• SHORT EXERCISE: Among the entries below, which lines run from the line with "Reproduce this chart" through the line with "import * as"? Retype those, both ends included, exactly and without pictures.

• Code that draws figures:
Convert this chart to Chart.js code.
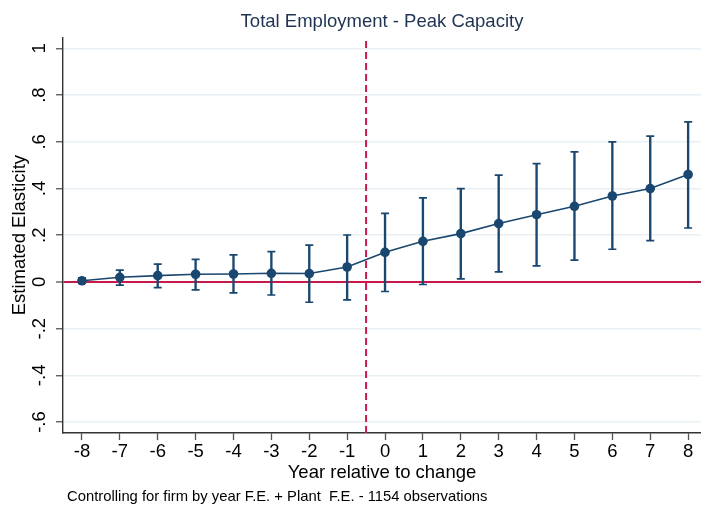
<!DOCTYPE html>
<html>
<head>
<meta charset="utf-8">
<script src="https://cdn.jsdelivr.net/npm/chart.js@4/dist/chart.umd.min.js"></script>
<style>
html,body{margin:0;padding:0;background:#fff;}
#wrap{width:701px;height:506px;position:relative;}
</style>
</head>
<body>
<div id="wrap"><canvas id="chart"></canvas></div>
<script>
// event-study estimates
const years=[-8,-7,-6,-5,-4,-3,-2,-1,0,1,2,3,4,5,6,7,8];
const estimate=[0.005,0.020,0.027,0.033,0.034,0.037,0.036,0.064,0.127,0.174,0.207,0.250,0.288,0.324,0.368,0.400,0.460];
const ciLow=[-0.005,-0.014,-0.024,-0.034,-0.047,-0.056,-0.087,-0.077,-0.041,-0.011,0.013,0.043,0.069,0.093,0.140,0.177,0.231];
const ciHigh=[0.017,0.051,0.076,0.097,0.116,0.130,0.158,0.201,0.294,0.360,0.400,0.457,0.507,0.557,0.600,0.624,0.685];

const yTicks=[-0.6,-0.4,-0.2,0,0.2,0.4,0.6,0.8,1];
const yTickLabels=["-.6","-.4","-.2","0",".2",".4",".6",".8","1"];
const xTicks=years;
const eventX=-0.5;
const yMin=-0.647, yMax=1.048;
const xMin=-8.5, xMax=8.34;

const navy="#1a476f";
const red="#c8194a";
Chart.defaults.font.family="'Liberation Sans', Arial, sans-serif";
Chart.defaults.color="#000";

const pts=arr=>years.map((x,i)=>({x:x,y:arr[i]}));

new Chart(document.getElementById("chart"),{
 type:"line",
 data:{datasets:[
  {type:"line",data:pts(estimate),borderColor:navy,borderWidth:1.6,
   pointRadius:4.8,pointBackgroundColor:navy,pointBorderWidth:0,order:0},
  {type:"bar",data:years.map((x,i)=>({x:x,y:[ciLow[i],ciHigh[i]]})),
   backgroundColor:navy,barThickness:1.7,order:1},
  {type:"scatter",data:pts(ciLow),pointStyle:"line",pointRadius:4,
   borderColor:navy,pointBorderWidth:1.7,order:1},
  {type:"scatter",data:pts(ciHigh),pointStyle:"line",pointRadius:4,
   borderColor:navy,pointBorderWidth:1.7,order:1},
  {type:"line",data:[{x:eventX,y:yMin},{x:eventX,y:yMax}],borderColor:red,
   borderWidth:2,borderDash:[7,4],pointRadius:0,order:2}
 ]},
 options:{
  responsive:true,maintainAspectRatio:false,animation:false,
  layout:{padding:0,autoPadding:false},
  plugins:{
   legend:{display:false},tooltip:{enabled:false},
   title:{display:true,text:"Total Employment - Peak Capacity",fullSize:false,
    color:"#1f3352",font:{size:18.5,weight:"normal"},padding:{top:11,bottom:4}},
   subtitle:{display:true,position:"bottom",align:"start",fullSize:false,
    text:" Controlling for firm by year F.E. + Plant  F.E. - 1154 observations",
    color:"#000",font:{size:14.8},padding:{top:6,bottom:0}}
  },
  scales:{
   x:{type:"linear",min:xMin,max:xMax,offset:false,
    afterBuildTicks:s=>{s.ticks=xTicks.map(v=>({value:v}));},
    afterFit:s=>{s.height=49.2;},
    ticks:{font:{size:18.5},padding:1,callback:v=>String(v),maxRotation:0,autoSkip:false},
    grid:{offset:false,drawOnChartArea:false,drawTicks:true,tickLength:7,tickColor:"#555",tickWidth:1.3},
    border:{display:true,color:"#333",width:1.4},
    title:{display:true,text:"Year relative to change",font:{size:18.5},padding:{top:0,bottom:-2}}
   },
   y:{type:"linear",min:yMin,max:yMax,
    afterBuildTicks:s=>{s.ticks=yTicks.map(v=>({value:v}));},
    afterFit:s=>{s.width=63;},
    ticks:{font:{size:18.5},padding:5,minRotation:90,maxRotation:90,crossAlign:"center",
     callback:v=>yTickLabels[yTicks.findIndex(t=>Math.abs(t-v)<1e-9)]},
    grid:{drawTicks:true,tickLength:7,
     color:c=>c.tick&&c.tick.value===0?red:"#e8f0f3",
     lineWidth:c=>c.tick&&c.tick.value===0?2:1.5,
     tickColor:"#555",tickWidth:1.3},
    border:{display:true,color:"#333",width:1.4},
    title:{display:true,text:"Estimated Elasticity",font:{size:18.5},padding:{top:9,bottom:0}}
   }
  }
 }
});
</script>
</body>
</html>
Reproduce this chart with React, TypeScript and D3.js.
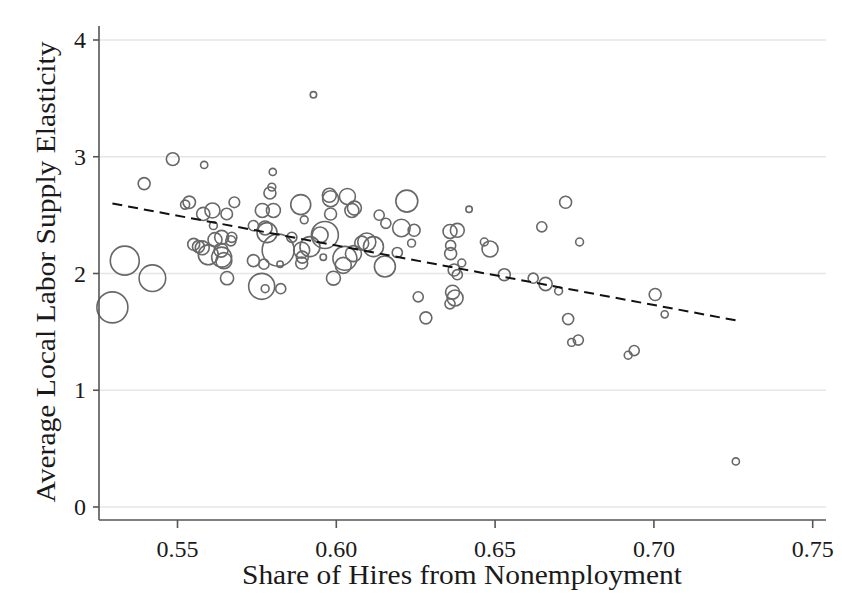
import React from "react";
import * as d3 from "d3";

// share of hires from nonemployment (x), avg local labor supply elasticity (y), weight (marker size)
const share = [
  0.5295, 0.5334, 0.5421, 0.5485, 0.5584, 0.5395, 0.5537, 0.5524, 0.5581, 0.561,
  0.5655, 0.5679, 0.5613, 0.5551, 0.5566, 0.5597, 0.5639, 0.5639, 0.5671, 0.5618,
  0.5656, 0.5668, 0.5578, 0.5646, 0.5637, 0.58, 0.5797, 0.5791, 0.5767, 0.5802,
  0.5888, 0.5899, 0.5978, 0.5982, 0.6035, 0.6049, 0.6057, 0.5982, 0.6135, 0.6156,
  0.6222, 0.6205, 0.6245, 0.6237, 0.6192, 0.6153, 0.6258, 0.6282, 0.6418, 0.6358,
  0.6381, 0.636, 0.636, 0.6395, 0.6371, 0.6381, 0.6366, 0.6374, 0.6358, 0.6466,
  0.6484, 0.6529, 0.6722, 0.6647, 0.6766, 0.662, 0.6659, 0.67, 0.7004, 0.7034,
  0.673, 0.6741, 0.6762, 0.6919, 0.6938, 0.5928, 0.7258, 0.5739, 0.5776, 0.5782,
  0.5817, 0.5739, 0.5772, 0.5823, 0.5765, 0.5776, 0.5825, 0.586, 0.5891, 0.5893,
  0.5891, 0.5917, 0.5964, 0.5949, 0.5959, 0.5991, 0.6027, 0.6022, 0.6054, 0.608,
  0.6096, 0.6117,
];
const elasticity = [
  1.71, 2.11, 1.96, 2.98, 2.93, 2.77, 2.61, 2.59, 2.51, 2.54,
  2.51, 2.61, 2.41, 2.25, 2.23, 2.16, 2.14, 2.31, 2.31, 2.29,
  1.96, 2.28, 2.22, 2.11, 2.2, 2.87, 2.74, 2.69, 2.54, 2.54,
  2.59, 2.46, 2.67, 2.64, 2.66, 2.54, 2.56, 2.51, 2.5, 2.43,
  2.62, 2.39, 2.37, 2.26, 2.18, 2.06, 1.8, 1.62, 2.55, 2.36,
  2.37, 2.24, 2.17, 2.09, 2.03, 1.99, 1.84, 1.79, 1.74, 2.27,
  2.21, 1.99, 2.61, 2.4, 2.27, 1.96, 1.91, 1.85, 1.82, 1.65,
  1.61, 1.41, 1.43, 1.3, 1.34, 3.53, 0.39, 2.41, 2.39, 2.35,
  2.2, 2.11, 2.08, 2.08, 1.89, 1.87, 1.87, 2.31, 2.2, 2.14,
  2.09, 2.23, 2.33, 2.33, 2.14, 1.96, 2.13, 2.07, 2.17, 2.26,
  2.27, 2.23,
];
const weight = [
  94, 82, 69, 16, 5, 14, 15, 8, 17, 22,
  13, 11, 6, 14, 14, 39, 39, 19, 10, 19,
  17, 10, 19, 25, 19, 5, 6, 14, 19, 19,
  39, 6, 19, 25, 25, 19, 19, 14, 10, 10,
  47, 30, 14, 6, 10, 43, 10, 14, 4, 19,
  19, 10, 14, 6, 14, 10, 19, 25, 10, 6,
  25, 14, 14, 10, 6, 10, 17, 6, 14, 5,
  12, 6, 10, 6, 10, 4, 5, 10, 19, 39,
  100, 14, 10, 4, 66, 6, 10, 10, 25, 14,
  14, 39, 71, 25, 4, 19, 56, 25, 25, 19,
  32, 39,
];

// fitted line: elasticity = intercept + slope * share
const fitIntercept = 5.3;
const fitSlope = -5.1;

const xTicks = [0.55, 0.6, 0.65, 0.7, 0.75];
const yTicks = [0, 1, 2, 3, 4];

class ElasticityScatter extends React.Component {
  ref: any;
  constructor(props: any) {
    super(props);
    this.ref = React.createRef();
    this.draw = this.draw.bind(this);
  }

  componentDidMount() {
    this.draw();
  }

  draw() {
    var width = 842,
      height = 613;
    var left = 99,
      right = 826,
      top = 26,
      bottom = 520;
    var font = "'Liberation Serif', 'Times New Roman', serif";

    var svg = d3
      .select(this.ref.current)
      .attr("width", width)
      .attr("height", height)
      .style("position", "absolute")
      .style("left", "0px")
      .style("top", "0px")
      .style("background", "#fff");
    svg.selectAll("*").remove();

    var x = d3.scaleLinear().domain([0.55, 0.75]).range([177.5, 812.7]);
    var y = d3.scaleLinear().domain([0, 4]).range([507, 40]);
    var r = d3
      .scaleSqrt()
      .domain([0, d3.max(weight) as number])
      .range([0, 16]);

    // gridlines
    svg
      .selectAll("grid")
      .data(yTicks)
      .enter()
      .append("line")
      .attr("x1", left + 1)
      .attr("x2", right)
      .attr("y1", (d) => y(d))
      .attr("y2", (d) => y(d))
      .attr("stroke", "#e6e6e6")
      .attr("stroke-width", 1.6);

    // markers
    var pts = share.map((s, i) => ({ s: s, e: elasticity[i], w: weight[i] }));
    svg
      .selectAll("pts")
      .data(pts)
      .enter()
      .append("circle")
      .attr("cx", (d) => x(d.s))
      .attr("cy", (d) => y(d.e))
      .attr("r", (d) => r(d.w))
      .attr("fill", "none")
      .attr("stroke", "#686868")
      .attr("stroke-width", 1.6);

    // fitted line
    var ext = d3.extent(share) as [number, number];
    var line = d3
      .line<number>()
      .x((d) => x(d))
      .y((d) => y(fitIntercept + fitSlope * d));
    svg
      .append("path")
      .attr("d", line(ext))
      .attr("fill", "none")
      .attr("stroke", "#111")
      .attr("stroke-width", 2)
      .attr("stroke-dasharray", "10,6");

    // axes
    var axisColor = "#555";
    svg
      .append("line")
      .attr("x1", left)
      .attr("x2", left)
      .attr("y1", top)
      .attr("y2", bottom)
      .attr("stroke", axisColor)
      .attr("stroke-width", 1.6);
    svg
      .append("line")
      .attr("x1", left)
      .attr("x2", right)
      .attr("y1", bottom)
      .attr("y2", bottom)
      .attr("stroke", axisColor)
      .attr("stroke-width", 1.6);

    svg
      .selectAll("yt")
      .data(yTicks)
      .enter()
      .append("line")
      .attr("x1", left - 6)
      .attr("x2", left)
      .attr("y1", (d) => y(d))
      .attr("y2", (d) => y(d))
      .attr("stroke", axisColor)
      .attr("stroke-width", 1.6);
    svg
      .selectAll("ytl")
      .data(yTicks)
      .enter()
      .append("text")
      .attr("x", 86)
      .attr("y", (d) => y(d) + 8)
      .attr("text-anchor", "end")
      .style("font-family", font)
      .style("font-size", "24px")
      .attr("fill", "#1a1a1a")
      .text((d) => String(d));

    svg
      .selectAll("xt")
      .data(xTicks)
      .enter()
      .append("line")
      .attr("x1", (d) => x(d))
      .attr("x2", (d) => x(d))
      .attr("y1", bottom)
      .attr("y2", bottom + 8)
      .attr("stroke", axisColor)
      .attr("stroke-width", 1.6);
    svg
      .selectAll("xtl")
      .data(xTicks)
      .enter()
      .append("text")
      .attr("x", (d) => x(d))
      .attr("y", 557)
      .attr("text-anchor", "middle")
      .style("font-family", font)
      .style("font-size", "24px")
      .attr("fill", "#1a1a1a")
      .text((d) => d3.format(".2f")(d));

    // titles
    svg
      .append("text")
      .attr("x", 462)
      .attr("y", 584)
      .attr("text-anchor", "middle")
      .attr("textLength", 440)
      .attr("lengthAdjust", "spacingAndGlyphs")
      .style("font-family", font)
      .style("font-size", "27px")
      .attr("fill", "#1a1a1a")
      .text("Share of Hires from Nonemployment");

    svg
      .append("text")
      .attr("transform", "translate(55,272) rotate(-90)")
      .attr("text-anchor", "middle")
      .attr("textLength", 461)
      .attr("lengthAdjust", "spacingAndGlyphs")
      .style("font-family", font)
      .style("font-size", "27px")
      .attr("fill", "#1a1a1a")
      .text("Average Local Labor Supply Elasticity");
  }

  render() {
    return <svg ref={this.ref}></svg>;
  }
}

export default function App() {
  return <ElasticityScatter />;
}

• EXPECTED ANSWER:
Reproduce this chart with React, TypeScript and D3.js.
import React from "react";
import * as d3 from "d3";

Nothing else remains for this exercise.